** Start **

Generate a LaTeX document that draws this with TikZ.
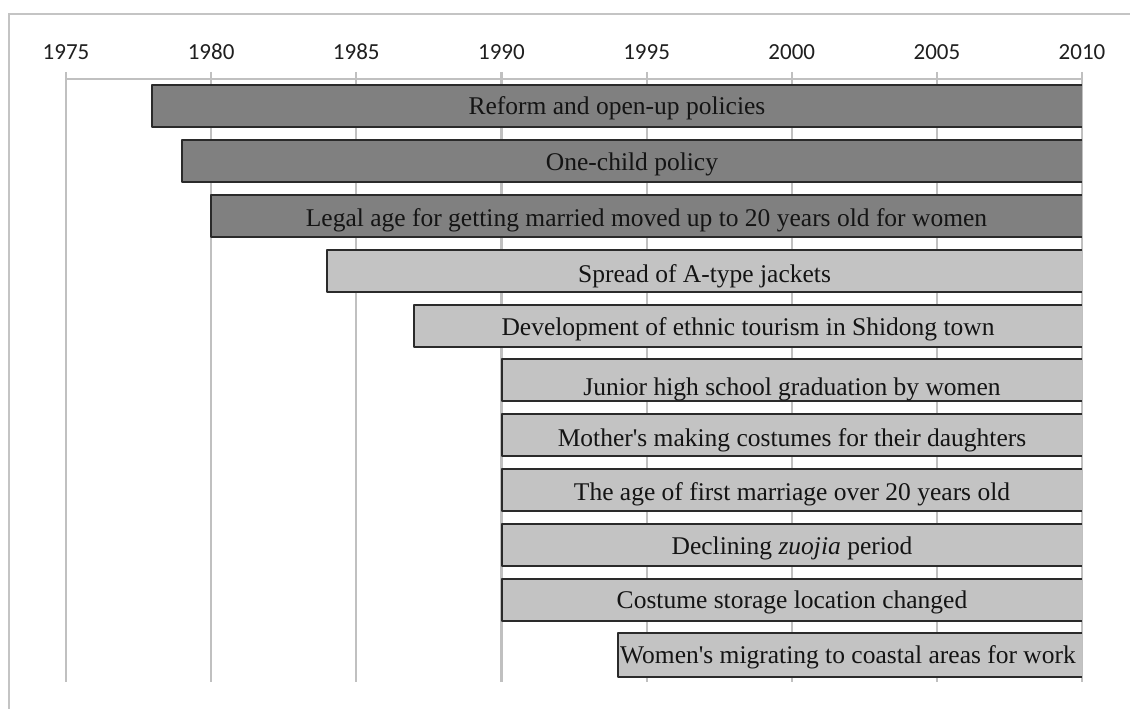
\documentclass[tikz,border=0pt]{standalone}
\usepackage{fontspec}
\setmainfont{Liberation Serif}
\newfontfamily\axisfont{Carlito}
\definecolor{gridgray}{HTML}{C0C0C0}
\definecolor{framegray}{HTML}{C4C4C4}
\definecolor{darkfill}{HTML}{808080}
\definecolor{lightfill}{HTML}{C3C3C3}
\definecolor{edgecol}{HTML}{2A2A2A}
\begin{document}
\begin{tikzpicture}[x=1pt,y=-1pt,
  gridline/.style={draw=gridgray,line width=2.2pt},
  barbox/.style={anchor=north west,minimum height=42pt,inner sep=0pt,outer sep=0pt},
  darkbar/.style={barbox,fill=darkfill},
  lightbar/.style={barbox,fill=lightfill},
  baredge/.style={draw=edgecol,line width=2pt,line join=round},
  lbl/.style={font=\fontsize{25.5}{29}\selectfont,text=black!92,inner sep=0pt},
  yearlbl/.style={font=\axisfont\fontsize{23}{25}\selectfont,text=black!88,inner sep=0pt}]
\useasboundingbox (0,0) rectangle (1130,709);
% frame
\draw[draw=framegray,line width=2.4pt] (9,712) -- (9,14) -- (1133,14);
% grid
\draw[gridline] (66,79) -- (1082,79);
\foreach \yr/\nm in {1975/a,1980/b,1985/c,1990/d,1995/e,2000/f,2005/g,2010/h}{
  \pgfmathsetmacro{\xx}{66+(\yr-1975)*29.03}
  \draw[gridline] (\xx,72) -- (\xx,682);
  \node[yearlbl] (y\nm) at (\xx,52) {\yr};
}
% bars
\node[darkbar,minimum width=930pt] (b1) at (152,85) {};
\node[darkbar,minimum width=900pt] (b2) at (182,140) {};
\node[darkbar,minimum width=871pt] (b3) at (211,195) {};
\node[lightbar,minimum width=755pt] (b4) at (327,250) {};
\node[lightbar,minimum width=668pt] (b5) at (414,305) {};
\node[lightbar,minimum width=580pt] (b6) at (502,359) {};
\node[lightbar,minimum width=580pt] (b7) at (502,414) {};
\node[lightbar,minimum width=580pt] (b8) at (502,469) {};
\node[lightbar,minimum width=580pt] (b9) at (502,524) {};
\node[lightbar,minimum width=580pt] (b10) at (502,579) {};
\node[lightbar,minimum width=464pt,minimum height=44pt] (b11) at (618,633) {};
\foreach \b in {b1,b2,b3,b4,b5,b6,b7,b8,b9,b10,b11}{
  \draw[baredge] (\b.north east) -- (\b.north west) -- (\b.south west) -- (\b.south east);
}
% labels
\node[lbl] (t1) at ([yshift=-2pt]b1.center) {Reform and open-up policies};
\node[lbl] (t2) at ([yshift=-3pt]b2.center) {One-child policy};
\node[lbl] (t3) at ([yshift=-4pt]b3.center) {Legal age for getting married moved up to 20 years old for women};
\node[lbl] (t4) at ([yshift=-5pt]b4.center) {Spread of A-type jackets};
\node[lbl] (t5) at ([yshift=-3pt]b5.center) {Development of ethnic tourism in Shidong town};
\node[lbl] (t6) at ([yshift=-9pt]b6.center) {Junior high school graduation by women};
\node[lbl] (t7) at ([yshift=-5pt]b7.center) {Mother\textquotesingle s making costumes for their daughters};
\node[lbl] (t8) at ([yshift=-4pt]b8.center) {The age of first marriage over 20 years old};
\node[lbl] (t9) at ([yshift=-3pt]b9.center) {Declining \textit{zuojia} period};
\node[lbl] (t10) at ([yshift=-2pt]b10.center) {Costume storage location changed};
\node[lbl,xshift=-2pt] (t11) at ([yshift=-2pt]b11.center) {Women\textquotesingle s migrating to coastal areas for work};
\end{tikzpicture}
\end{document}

** End **
** Start **

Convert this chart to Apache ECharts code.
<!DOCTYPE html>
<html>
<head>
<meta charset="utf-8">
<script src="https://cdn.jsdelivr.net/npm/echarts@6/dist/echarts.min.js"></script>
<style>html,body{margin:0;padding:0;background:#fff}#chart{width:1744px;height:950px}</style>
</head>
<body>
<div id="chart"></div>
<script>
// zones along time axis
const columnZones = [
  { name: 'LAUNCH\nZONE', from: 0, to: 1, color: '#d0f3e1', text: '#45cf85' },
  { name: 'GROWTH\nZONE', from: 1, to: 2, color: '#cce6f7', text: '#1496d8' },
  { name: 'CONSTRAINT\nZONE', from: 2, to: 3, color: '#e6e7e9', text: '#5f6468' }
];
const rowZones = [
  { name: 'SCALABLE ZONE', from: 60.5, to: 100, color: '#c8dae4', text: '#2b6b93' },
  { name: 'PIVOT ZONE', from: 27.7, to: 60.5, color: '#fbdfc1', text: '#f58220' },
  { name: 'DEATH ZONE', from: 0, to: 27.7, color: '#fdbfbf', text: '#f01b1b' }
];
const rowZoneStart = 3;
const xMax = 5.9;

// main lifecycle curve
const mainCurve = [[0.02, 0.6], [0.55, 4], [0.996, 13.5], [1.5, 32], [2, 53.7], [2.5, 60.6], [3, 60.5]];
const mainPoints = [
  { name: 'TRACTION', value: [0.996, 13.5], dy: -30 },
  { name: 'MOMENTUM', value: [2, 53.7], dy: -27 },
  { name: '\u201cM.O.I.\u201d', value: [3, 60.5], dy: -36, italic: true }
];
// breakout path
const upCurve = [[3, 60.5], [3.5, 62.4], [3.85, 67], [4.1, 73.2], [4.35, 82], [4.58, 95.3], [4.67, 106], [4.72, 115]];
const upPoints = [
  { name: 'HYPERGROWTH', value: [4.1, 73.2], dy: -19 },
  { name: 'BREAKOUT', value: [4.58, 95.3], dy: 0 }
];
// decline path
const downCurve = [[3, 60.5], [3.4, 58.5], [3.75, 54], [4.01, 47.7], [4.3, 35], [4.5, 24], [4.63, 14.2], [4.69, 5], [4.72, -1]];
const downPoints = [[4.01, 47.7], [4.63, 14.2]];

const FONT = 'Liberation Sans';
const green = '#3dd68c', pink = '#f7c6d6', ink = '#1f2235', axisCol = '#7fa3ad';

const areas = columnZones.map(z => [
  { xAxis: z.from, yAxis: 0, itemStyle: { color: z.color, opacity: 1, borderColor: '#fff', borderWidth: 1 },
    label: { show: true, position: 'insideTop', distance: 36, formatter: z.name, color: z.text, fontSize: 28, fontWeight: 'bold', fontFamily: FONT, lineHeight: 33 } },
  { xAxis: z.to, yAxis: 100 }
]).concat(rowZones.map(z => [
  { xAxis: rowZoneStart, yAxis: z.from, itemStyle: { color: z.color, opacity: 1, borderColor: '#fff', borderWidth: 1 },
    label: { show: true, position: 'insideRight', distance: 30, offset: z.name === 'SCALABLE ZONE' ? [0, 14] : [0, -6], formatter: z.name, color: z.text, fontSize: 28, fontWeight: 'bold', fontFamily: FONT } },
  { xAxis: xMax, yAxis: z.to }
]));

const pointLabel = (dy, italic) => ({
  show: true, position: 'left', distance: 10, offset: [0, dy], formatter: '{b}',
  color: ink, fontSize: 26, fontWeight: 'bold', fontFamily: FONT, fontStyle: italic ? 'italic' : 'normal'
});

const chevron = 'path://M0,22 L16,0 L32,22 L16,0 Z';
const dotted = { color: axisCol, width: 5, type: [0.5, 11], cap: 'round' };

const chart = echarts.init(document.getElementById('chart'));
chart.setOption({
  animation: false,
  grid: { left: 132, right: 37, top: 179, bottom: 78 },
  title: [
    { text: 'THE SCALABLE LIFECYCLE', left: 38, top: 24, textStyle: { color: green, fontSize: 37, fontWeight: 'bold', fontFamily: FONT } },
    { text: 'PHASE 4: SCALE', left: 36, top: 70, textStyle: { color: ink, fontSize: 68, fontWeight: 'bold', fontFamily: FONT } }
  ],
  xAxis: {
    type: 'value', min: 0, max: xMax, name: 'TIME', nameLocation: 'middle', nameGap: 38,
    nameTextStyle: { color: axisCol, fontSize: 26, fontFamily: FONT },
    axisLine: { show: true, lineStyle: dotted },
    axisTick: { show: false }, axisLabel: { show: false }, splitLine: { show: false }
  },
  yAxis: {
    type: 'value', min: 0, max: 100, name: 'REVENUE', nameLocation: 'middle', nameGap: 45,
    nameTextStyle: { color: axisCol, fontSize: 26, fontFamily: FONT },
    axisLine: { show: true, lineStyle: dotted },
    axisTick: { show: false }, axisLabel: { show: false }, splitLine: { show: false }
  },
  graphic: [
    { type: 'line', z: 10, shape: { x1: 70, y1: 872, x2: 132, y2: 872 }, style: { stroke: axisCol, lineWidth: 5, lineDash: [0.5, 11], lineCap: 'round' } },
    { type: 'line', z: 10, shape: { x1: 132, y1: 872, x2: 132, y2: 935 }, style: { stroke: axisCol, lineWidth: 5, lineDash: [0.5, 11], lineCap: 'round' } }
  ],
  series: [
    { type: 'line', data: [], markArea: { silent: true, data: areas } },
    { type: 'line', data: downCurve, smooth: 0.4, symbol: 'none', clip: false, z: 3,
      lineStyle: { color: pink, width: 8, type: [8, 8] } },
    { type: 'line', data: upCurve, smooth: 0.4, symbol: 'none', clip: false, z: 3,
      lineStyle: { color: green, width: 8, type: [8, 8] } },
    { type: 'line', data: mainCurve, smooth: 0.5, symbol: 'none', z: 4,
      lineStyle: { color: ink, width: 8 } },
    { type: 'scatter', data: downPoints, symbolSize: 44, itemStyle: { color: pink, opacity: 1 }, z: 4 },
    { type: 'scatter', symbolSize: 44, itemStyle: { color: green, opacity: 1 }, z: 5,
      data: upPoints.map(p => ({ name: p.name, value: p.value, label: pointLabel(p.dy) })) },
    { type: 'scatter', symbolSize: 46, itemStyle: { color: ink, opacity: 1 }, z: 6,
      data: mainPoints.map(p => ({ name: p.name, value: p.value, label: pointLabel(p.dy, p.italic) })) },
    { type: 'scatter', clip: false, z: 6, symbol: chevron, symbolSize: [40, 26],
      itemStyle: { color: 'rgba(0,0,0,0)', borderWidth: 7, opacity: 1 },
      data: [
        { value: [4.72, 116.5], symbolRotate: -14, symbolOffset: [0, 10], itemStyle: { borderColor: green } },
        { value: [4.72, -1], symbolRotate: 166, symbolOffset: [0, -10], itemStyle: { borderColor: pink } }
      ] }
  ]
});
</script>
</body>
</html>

** End **
** Start **

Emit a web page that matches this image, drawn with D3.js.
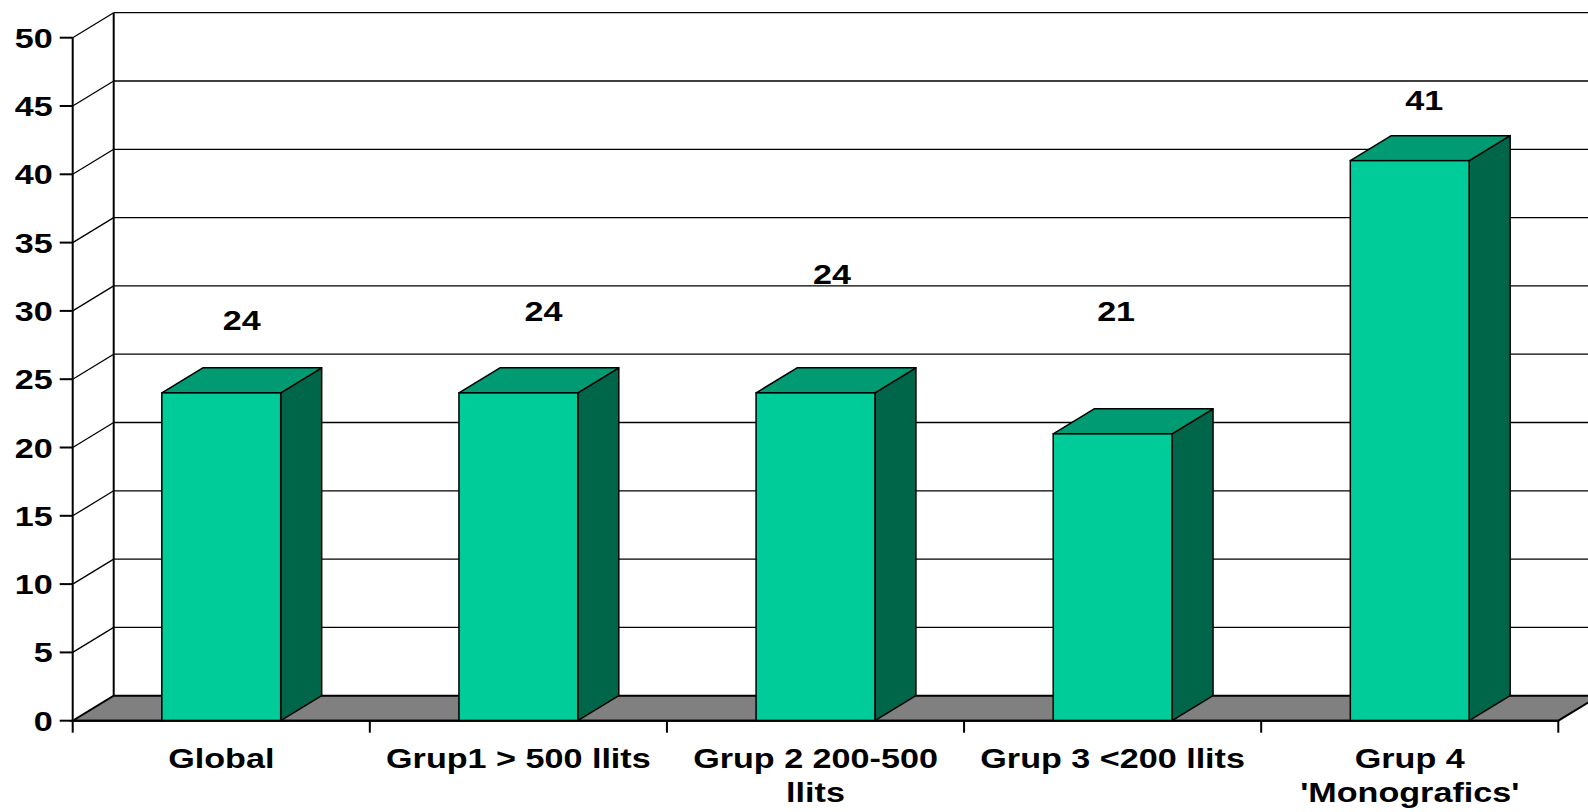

** End **

Set task:
Copy every line that includes the string "with" from the material above.

Reply to the exercise:
Generate a LaTeX document that draws this with TikZ.
Emit a web page that matches this image, drawn with D3.js.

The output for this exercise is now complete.